_Given task:_ Copy nothing but the part that opens with the line containing "Generate a component" and closes with the line containing "ctx.fillRect(8, 8, 5, chart.height - 8);". Do not include pictures.

[Entries with chart source code]
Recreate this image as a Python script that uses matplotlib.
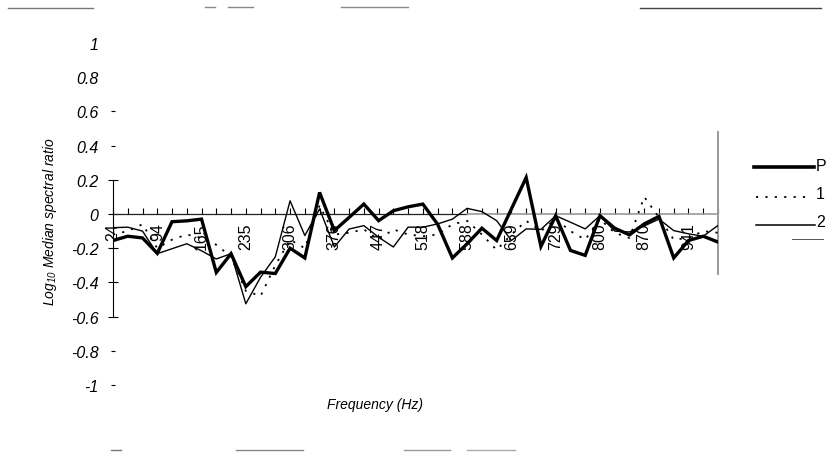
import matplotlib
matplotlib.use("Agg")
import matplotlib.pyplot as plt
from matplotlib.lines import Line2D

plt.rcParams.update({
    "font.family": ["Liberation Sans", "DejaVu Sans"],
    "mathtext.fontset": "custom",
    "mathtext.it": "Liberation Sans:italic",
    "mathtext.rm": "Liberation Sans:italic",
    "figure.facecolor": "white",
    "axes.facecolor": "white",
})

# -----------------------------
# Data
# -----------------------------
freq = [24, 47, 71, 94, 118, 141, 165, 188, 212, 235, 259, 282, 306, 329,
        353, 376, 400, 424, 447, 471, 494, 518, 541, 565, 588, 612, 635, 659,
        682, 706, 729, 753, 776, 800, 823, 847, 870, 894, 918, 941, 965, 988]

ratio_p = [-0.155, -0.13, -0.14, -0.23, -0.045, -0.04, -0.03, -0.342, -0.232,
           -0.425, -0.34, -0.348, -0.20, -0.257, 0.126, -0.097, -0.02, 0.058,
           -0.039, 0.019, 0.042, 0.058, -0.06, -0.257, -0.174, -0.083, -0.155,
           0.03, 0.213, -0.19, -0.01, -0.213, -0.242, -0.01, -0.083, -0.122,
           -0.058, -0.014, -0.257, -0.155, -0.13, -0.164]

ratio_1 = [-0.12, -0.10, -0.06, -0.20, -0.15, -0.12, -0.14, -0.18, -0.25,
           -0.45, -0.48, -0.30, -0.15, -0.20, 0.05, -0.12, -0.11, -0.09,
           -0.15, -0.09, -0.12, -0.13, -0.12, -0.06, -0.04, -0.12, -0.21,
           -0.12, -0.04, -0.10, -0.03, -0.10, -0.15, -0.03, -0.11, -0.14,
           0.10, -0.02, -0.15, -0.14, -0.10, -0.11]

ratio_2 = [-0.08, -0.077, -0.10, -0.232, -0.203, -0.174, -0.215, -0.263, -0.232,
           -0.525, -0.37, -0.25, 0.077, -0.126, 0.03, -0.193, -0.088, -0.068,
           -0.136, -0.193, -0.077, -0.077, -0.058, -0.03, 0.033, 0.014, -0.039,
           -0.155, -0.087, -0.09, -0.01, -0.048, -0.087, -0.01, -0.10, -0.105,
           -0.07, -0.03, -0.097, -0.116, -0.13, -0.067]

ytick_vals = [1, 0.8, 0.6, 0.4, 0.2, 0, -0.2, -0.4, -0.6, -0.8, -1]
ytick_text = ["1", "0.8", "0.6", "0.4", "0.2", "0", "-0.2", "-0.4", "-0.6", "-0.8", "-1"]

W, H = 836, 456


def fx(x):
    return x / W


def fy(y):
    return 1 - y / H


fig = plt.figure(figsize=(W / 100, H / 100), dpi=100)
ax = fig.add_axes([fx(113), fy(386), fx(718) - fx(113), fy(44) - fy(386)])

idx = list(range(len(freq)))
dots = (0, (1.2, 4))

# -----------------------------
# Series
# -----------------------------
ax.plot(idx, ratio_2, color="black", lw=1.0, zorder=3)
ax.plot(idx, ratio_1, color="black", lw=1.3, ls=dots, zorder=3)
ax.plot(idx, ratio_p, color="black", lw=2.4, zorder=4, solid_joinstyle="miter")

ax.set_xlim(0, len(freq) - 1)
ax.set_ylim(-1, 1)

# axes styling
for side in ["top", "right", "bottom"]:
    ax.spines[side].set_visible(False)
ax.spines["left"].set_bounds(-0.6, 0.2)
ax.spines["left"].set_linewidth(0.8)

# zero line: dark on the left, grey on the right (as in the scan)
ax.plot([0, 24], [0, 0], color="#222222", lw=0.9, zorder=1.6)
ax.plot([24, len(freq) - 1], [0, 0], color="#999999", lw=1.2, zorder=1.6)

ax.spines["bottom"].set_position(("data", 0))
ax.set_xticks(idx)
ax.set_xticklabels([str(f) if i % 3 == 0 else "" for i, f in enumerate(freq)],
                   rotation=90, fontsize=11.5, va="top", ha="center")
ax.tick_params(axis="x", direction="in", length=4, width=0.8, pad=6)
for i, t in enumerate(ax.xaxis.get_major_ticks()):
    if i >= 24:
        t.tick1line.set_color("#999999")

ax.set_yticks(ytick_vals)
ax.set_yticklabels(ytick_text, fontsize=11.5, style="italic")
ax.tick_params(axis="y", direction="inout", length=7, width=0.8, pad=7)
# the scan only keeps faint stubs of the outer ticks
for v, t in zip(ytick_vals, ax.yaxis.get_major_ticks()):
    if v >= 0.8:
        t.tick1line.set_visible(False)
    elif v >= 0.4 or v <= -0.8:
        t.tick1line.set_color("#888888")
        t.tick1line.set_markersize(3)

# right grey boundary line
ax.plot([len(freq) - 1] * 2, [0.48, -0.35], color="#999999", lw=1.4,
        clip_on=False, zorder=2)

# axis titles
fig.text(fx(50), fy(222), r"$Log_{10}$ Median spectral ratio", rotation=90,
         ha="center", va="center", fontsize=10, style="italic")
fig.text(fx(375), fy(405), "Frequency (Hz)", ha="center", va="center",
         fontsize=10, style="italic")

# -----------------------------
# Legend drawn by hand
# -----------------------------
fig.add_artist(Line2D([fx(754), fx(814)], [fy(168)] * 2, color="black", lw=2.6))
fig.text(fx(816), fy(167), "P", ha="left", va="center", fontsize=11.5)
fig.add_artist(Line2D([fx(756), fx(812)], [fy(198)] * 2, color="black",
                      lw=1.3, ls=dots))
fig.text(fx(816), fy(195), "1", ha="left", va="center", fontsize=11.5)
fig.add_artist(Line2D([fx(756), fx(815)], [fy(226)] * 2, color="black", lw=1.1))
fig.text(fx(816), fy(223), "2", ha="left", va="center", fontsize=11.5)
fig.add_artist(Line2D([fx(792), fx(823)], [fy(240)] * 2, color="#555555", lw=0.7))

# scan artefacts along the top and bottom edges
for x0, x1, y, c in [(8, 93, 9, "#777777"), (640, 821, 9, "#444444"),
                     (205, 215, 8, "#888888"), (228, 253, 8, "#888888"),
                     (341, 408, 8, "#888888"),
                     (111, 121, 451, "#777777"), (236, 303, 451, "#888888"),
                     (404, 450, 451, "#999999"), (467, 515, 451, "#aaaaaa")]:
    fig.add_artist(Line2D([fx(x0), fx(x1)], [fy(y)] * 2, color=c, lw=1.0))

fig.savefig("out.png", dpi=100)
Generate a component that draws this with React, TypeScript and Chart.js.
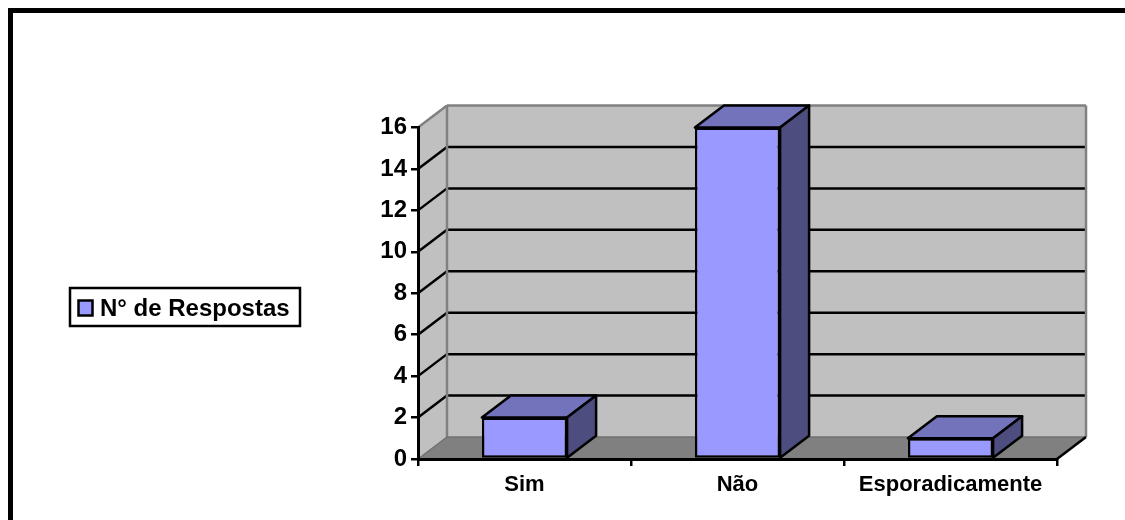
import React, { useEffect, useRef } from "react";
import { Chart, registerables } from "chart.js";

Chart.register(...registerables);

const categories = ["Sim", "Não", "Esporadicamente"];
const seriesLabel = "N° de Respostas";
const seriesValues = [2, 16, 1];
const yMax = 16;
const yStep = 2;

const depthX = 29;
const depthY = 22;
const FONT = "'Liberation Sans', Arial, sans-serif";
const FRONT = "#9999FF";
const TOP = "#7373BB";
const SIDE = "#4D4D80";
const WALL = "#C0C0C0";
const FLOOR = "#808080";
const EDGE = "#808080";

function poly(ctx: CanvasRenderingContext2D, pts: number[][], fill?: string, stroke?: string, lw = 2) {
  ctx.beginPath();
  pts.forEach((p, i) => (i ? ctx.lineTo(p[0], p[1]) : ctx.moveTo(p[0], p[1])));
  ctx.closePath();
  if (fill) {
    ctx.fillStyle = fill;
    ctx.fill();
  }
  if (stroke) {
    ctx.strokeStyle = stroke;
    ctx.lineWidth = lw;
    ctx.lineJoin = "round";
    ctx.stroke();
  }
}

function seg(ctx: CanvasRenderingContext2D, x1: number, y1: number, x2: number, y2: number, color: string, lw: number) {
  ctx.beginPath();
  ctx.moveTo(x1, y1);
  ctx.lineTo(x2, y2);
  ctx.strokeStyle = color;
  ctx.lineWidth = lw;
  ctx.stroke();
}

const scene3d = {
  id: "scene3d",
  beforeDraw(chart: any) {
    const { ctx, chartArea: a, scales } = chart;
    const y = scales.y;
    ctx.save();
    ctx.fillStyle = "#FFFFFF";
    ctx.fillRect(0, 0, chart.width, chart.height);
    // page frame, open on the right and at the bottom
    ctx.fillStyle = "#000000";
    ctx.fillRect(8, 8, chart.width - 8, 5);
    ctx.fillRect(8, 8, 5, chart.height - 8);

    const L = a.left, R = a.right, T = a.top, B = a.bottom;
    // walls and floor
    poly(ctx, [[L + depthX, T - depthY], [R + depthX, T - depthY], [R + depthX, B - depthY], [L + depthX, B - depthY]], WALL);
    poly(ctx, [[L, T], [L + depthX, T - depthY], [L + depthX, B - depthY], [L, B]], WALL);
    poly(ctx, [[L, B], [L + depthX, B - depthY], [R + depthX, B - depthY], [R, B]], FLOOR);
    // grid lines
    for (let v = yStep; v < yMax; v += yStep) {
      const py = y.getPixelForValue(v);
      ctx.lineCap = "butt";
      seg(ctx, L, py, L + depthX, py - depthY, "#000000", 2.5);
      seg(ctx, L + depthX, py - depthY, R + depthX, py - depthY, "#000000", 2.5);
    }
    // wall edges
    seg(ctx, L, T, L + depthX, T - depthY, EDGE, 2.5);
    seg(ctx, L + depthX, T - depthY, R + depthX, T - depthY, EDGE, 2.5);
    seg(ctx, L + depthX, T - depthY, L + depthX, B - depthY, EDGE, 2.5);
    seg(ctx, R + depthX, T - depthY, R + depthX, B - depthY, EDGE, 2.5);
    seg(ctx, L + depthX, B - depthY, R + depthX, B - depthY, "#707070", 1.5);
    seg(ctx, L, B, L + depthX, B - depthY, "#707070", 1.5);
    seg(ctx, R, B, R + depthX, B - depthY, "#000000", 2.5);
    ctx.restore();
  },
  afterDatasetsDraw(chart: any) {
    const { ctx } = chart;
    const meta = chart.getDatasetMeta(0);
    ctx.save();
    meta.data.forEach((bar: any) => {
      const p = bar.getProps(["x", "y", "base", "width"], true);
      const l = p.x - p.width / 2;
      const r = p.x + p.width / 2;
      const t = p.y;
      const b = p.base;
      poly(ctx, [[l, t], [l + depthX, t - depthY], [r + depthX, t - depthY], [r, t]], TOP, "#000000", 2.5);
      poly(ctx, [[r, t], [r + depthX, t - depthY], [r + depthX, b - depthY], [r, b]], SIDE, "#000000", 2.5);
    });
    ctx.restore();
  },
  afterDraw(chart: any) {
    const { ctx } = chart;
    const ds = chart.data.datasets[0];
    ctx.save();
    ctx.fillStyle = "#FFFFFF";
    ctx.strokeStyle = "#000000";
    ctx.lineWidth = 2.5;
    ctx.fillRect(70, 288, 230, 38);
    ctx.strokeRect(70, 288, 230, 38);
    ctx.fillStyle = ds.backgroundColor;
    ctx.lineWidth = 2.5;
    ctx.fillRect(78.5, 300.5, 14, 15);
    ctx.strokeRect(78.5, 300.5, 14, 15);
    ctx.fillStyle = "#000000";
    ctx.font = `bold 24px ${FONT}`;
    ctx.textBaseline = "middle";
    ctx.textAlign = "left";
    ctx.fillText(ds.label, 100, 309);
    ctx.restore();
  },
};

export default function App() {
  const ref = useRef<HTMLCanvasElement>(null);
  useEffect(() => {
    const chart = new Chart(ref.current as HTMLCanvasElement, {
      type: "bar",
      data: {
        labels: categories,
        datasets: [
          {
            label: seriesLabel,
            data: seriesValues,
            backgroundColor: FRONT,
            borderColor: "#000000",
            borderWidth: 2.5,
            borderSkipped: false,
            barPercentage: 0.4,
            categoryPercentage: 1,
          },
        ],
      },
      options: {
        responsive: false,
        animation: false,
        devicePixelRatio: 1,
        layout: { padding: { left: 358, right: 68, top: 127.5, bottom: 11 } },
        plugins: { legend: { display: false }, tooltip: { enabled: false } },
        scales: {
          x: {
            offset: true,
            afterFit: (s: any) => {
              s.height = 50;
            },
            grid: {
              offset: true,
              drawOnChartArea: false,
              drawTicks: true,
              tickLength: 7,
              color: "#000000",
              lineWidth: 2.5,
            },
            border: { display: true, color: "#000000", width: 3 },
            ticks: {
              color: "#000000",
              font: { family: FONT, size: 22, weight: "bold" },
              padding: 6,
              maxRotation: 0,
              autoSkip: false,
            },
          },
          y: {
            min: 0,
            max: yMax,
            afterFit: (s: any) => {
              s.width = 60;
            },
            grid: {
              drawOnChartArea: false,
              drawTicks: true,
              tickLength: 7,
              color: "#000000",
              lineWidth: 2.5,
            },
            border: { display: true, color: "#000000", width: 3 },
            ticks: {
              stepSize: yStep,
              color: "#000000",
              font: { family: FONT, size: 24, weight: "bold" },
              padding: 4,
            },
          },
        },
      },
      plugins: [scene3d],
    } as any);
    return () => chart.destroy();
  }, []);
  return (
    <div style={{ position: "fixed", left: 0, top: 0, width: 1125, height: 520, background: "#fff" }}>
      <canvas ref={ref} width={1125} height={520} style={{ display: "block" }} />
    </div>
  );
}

_Full output:_
Generate a component that draws this with React, TypeScript and Chart.js.
import React, { useEffect, useRef } from "react";
import { Chart, registerables } from "chart.js";

Chart.register(...registerables);

const categories = ["Sim", "Não", "Esporadicamente"];
const seriesLabel = "N° de Respostas";
const seriesValues = [2, 16, 1];
const yMax = 16;
const yStep = 2;

const depthX = 29;
const depthY = 22;
const FONT = "'Liberation Sans', Arial, sans-serif";
const FRONT = "#9999FF";
const TOP = "#7373BB";
const SIDE = "#4D4D80";
const WALL = "#C0C0C0";
const FLOOR = "#808080";
const EDGE = "#808080";

function poly(ctx: CanvasRenderingContext2D, pts: number[][], fill?: string, stroke?: string, lw = 2) {
  ctx.beginPath();
  pts.forEach((p, i) => (i ? ctx.lineTo(p[0], p[1]) : ctx.moveTo(p[0], p[1])));
  ctx.closePath();
  if (fill) {
    ctx.fillStyle = fill;
    ctx.fill();
  }
  if (stroke) {
    ctx.strokeStyle = stroke;
    ctx.lineWidth = lw;
    ctx.lineJoin = "round";
    ctx.stroke();
  }
}

function seg(ctx: CanvasRenderingContext2D, x1: number, y1: number, x2: number, y2: number, color: string, lw: number) {
  ctx.beginPath();
  ctx.moveTo(x1, y1);
  ctx.lineTo(x2, y2);
  ctx.strokeStyle = color;
  ctx.lineWidth = lw;
  ctx.stroke();
}

const scene3d = {
  id: "scene3d",
  beforeDraw(chart: any) {
    const { ctx, chartArea: a, scales } = chart;
    const y = scales.y;
    ctx.save();
    ctx.fillStyle = "#FFFFFF";
    ctx.fillRect(0, 0, chart.width, chart.height);
    // page frame, open on the right and at the bottom
    ctx.fillStyle = "#000000";
    ctx.fillRect(8, 8, chart.width - 8, 5);
    ctx.fillRect(8, 8, 5, chart.height - 8);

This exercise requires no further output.